Task statement: Give back the records below exactly, every one, with no pictures.

Items:
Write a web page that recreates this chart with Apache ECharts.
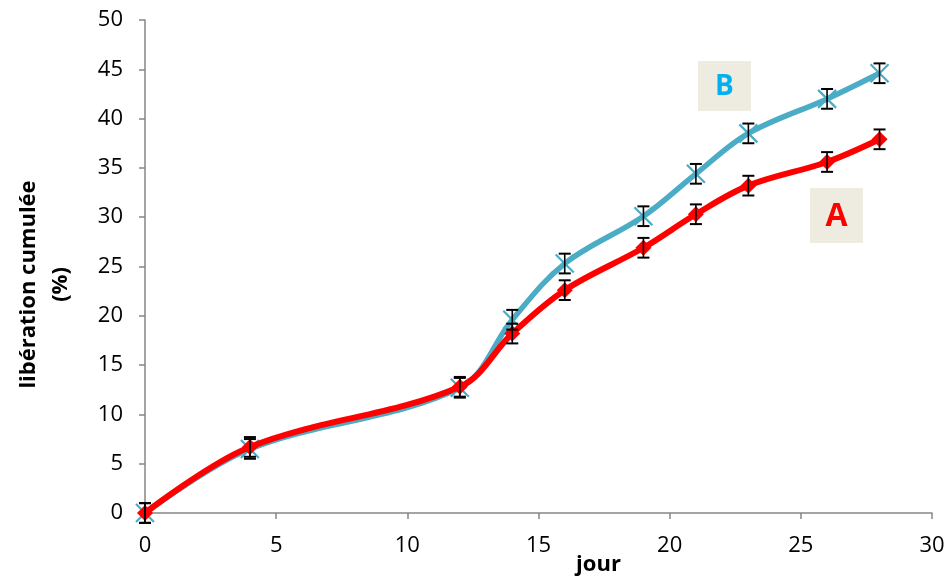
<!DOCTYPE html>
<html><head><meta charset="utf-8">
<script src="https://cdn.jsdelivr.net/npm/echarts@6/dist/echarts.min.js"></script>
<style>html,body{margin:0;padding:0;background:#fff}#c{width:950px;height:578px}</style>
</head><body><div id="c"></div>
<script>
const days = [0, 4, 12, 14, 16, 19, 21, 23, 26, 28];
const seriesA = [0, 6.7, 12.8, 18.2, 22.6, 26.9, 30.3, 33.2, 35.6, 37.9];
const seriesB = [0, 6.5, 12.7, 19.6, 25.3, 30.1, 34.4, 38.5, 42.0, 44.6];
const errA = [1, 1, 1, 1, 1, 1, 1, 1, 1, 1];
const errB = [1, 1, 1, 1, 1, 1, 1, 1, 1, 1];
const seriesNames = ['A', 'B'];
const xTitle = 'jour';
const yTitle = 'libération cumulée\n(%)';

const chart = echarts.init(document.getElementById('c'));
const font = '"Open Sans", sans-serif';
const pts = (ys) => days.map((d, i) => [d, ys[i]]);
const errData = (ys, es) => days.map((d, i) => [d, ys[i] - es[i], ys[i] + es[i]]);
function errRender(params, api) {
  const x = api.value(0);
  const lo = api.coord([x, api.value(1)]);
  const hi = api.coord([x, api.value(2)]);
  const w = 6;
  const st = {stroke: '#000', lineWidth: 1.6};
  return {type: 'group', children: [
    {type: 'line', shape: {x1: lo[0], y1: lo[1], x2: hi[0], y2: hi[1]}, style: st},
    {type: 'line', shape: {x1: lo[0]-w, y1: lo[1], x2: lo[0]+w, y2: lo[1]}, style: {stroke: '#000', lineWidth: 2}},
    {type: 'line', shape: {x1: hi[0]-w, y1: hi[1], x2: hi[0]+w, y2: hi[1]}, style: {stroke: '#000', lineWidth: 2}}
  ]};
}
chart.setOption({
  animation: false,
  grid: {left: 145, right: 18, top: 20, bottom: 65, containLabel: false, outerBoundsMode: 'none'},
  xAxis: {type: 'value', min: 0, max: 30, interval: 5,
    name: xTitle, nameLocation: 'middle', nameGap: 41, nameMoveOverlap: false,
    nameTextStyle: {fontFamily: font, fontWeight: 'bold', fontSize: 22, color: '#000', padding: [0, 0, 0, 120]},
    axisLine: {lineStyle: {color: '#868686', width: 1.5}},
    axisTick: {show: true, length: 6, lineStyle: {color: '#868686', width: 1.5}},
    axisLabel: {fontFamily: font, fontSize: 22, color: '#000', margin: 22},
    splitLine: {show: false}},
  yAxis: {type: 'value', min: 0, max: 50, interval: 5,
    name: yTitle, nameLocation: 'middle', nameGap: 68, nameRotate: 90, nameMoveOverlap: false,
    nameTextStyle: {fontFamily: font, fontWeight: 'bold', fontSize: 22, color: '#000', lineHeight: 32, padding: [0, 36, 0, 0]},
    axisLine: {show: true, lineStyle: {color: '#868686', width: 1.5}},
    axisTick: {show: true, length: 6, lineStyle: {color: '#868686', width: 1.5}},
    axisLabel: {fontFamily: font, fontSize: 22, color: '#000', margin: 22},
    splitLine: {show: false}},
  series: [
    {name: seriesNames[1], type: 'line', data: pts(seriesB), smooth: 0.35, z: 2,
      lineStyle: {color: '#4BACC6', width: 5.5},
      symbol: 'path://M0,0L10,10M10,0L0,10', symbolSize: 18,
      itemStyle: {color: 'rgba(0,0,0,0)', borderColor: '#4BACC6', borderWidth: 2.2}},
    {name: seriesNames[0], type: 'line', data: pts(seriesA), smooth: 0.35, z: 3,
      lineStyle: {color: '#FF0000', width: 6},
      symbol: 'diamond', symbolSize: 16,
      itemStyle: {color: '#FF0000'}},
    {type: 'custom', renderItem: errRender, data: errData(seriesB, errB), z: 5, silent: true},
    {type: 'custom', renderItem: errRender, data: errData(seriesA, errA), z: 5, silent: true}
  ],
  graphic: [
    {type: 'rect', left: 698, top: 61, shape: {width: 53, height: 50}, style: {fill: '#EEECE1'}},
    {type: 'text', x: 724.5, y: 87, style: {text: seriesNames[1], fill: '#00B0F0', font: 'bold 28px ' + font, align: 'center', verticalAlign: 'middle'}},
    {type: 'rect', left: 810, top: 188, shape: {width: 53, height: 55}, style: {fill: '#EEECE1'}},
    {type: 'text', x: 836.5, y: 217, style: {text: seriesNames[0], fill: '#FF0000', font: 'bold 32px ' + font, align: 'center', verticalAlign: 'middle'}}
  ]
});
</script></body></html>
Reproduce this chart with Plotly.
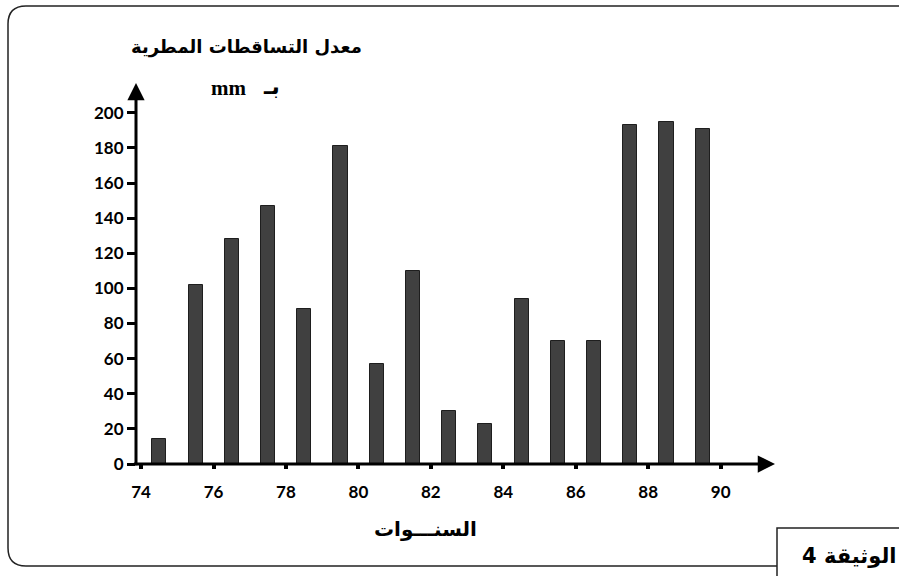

Solution:
Write a web page that recreates this chart with Apache ECharts.
<!DOCTYPE html>
<html><head><meta charset="utf-8">
<script src="https://cdn.jsdelivr.net/npm/echarts@6/dist/echarts.min.js"></script>
<style>html,body{margin:0;padding:0;background:#fff}#c{width:950px;height:578px}</style>
</head><body><div id="c"></div>
<script>
const days = [0, 4, 12, 14, 16, 19, 21, 23, 26, 28];
const seriesA = [0, 6.7, 12.8, 18.2, 22.6, 26.9, 30.3, 33.2, 35.6, 37.9];
const seriesB = [0, 6.5, 12.7, 19.6, 25.3, 30.1, 34.4, 38.5, 42.0, 44.6];
const errA = [1, 1, 1, 1, 1, 1, 1, 1, 1, 1];
const errB = [1, 1, 1, 1, 1, 1, 1, 1, 1, 1];
const seriesNames = ['A', 'B'];
const xTitle = 'jour';
const yTitle = 'libération cumulée\n(%)';

const chart = echarts.init(document.getElementById('c'));
const font = '"Open Sans", sans-serif';
const pts = (ys) => days.map((d, i) => [d, ys[i]]);
const errData = (ys, es) => days.map((d, i) => [d, ys[i] - es[i], ys[i] + es[i]]);
function errRender(params, api) {
  const x = api.value(0);
  const lo = api.coord([x, api.value(1)]);
  const hi = api.coord([x, api.value(2)]);
  const w = 6;
  const st = {stroke: '#000', lineWidth: 1.6};
  return {type: 'group', children: [
    {type: 'line', shape: {x1: lo[0], y1: lo[1], x2: hi[0], y2: hi[1]}, style: st},
    {type: 'line', shape: {x1: lo[0]-w, y1: lo[1], x2: lo[0]+w, y2: lo[1]}, style: {stroke: '#000', lineWidth: 2}},
    {type: 'line', shape: {x1: hi[0]-w, y1: hi[1], x2: hi[0]+w, y2: hi[1]}, style: {stroke: '#000', lineWidth: 2}}
  ]};
}
chart.setOption({
  animation: false,
  grid: {left: 145, right: 18, top: 20, bottom: 65, containLabel: false, outerBoundsMode: 'none'},
  xAxis: {type: 'value', min: 0, max: 30, interval: 5,
    name: xTitle, nameLocation: 'middle', nameGap: 41, nameMoveOverlap: false,
    nameTextStyle: {fontFamily: font, fontWeight: 'bold', fontSize: 22, color: '#000', padding: [0, 0, 0, 120]},
    axisLine: {lineStyle: {color: '#868686', width: 1.5}},
    axisTick: {show: true, length: 6, lineStyle: {color: '#868686', width: 1.5}},
    axisLabel: {fontFamily: font, fontSize: 22, color: '#000', margin: 22},
    splitLine: {show: false}},
  yAxis: {type: 'value', min: 0, max: 50, interval: 5,
    name: yTitle, nameLocation: 'middle', nameGap: 68, nameRotate: 90, nameMoveOverlap: false,
    nameTextStyle: {fontFamily: font, fontWeight: 'bold', fontSize: 22, color: '#000', lineHeight: 32, padding: [0, 36, 0, 0]},
    axisLine: {show: true, lineStyle: {color: '#868686', width: 1.5}},
    axisTick: {show: true, length: 6, lineStyle: {color: '#868686', width: 1.5}},
    axisLabel: {fontFamily: font, fontSize: 22, color: '#000', margin: 22},
    splitLine: {show: false}},
  series: [
    {name: seriesNames[1], type: 'line', data: pts(seriesB), smooth: 0.35, z: 2,
      lineStyle: {color: '#4BACC6', width: 5.5},
      symbol: 'path://M0,0L10,10M10,0L0,10', symbolSize: 18,
      itemStyle: {color: 'rgba(0,0,0,0)', borderColor: '#4BACC6', borderWidth: 2.2}},
    {name: seriesNames[0], type: 'line', data: pts(seriesA), smooth: 0.35, z: 3,
      lineStyle: {color: '#FF0000', width: 6},
      symbol: 'diamond', symbolSize: 16,
      itemStyle: {color: '#FF0000'}},
    {type: 'custom', renderItem: errRender, data: errData(seriesB, errB), z: 5, silent: true},
    {type: 'custom', renderItem: errRender, data: errData(seriesA, errA), z: 5, silent: true}
  ],
  graphic: [
    {type: 'rect', left: 698, top: 61, shape: {width: 53, height: 50}, style: {fill: '#EEECE1'}},
    {type: 'text', x: 724.5, y: 87, style: {text: seriesNames[1], fill: '#00B0F0', font: 'bold 28px ' + font, align: 'center', verticalAlign: 'middle'}},
    {type: 'rect', left: 810, top: 188, shape: {width: 53, height: 55}, style: {fill: '#EEECE1'}},
    {type: 'text', x: 836.5, y: 217, style: {text: seriesNames[0], fill: '#FF0000', font: 'bold 32px ' + font, align: 'center', verticalAlign: 'middle'}}
  ]
});
</script></body></html>
Reproduce this chart with Plotly.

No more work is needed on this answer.